Whoa, Ken. Let's not go crazy. Philosophically I am for three things:
1a. Every dollar of individual income should be taxed at the same rate, regardless of how it is earned -- via direct labor or via capital gains. And only individuals should be taxed, and only when a earned/a gain is realized (and possibly with an exception of $0 tax on the first $20k or $25k earned for yourself and for each family member/dependent). There should be no wealth tax.
1b. An income floor for everyone regardless of employment status (possibly around a similar $20k or $25k for yourself and for each family member/dependent), a.k.a. UBI.
2. A hard cap on government spending relative to GDP of X% (12% or 15% might be a reasonable cap.) Currently spending is 23% of GDP (steadily climbing from 11% immediately after WWII), and with about a third of current spending exceeding tax revenues annually.
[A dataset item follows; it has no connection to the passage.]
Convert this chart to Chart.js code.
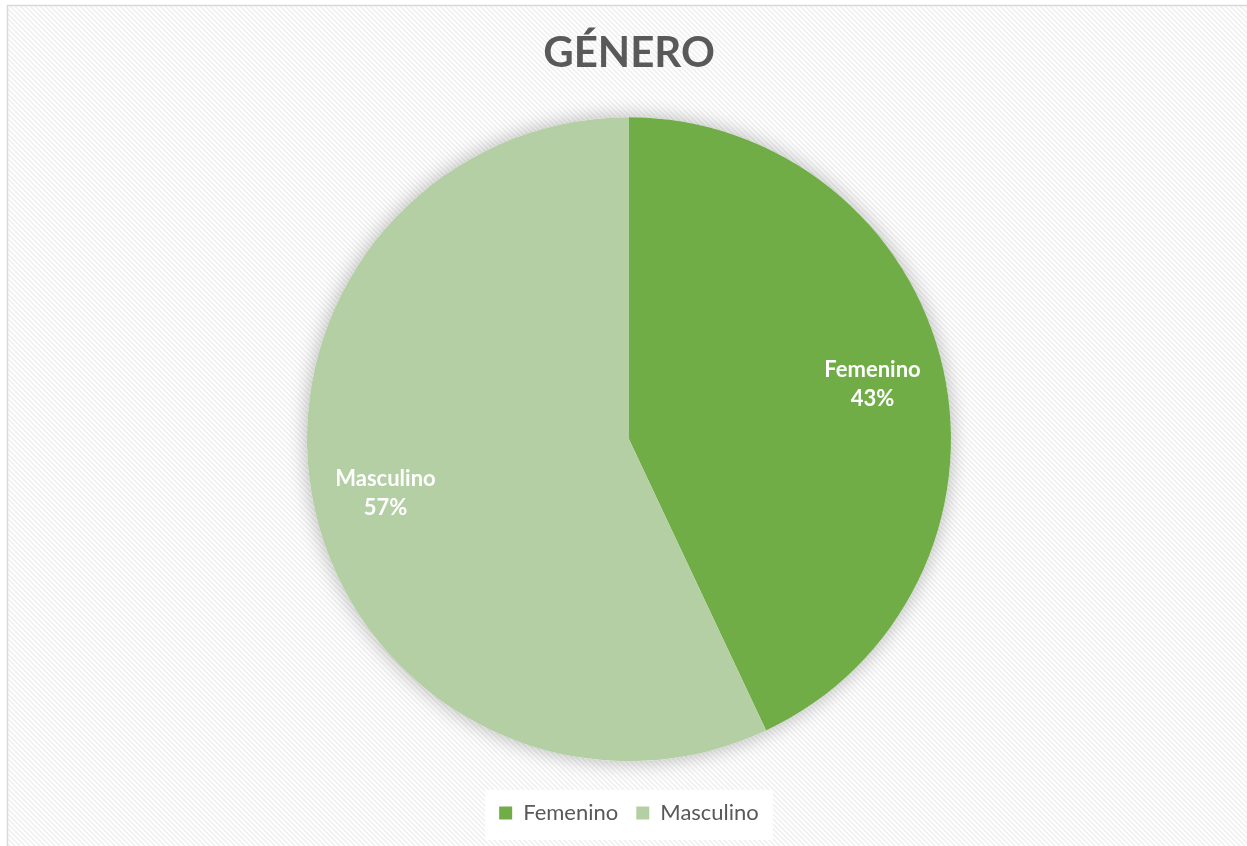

3. The right to pay U.S. Federal tax obligations in dollars, or gold, or silver, or bitcoin, or even perhaps any currency of a G20 nation. This would effectively neuter the government's ability to perpetually spend in excess of tax revenues (see 2 above). Currently taxes must be paid in dollars, thereby ensure demand for the dollar despite it's supply being increased at an increasing rate.
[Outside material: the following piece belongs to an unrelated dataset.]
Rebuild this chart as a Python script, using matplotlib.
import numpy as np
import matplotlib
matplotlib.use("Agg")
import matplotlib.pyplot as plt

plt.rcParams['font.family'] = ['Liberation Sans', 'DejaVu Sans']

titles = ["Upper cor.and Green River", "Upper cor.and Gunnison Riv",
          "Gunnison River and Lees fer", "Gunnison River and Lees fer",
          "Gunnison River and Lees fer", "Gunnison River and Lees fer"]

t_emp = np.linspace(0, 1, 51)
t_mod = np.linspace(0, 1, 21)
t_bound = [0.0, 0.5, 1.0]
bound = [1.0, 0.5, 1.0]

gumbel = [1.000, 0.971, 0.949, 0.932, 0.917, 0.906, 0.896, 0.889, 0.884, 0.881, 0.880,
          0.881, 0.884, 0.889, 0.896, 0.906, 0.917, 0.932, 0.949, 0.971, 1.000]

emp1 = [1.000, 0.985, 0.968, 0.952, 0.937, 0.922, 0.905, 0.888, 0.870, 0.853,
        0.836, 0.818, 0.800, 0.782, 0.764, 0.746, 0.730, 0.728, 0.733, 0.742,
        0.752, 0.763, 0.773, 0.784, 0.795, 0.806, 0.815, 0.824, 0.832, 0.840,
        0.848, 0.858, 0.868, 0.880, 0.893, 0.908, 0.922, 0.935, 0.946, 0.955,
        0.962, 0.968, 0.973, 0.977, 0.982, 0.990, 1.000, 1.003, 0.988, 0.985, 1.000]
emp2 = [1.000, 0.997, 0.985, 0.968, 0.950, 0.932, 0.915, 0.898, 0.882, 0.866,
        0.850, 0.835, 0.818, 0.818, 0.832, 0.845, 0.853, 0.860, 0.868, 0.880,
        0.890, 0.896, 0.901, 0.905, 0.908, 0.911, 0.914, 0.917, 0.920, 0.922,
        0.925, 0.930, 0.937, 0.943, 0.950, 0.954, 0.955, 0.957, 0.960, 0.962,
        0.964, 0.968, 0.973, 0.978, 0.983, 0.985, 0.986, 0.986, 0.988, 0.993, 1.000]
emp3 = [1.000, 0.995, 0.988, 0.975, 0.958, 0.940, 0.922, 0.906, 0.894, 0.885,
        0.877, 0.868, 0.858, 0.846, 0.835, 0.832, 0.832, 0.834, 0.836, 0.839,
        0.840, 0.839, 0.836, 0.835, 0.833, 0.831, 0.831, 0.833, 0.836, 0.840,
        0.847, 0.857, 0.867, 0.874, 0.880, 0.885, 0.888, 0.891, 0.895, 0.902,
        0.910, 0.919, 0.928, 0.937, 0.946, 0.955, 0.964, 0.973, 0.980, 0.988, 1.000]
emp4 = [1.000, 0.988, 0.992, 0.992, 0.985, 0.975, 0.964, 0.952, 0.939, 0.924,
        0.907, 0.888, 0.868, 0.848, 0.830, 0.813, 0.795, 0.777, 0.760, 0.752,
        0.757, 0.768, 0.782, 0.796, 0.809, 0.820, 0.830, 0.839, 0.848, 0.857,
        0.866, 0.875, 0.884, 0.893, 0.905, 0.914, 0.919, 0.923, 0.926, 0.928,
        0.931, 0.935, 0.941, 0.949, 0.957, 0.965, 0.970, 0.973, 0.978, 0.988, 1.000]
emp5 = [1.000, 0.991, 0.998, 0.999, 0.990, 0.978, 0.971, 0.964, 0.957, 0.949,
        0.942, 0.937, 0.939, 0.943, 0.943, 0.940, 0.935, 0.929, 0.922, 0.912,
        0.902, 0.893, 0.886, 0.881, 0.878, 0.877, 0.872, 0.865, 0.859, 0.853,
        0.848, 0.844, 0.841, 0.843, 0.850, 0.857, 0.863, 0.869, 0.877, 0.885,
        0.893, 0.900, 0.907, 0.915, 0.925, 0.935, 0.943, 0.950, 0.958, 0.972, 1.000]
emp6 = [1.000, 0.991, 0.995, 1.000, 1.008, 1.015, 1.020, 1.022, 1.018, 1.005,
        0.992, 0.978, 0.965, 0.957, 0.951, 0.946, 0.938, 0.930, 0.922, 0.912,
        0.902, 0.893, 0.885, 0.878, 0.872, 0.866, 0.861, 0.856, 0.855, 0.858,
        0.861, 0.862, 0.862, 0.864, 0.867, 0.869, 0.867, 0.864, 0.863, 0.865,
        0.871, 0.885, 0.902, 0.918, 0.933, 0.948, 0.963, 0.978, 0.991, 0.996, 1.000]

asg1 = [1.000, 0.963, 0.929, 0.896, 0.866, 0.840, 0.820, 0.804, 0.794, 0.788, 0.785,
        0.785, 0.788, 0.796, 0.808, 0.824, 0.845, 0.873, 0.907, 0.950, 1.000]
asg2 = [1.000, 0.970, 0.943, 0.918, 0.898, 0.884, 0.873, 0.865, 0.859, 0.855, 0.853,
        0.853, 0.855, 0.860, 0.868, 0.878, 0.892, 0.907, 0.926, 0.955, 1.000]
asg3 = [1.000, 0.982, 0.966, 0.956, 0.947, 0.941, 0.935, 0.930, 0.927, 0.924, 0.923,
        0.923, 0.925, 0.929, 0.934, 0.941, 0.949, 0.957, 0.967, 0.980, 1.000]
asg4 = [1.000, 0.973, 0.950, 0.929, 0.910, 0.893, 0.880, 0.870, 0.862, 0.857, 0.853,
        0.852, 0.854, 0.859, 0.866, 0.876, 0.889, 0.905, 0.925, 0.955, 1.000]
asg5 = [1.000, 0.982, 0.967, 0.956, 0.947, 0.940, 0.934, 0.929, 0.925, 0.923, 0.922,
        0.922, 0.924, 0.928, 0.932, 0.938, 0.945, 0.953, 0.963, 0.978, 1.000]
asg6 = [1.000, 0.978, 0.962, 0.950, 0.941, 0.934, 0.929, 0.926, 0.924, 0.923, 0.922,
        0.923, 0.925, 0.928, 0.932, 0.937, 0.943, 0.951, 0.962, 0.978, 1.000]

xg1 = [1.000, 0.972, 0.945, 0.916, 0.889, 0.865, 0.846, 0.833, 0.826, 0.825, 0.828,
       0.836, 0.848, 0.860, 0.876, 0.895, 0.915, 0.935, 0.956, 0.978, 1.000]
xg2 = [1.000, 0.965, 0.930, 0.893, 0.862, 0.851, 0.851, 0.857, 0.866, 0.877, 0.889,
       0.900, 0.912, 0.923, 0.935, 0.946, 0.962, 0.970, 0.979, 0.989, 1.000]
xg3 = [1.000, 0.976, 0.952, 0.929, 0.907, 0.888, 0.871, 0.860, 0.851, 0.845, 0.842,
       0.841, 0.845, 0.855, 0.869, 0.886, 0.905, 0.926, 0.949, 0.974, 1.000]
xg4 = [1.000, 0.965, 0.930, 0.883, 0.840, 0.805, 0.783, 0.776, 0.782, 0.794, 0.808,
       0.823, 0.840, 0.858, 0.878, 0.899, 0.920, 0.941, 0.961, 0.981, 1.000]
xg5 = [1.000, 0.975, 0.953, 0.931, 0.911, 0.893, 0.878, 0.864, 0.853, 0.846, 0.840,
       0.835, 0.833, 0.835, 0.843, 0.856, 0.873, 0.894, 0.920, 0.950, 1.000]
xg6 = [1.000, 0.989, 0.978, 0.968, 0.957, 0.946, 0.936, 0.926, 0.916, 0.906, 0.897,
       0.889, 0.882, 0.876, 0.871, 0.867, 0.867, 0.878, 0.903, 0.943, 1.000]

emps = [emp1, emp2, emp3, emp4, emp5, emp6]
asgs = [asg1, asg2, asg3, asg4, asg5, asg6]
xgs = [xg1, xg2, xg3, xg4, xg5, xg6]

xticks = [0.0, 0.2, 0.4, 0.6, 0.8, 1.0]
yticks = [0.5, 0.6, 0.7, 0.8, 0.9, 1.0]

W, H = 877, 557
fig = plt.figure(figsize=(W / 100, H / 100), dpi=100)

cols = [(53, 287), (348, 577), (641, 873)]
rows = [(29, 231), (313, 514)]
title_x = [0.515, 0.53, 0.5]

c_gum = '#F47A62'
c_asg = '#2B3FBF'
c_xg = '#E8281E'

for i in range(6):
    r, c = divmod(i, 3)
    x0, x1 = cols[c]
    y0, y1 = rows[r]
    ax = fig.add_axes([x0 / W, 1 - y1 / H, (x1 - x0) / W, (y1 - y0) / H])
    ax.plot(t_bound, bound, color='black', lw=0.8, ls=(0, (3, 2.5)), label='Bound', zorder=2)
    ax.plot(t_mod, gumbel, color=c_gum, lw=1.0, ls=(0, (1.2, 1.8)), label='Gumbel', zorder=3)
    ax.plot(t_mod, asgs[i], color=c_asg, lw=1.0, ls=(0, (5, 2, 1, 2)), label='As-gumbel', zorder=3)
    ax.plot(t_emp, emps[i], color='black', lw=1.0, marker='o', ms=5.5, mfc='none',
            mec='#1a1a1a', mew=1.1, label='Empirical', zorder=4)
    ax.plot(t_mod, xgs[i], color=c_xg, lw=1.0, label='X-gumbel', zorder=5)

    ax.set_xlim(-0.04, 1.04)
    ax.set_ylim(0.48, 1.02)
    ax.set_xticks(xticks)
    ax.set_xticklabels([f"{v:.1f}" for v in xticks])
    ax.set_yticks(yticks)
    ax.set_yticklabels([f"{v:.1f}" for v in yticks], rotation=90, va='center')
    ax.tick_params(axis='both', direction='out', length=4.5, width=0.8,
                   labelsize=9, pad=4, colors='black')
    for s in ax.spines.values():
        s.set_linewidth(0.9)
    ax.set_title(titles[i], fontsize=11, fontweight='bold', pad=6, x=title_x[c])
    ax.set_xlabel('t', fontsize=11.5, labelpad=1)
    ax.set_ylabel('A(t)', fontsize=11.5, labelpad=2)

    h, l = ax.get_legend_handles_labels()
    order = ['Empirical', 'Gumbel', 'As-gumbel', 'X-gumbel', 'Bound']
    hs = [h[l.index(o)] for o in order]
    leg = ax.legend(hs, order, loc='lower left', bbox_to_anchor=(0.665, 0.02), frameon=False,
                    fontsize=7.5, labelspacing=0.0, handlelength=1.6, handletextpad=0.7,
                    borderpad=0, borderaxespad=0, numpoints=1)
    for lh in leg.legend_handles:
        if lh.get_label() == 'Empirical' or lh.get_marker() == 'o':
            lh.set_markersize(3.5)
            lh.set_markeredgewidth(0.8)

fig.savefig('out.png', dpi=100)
As to basis, yes, an inheritee generally receives an asset's current value as their cost basis upon inheritance. If the inheritee's basis was instead set to the original purchaser's basis, then death would effectively amount to an immediate wealth tax on the entire estate and force mass selling to pay the capital gains since the original purchase (think millions of forced home or farm sales).
Instead loan interest payment should not be tax deductible for anyone, and an estate should be made to pay a stepped up amount of taxes on any outstanding debt it owes upon the owner's death, and only after should the remaining portion of the estate pass to the inheritees on a stepped up basis. This would ensure WtP are not permanently short changed on rightful tax revenue due to the borrow, spend, die strategy.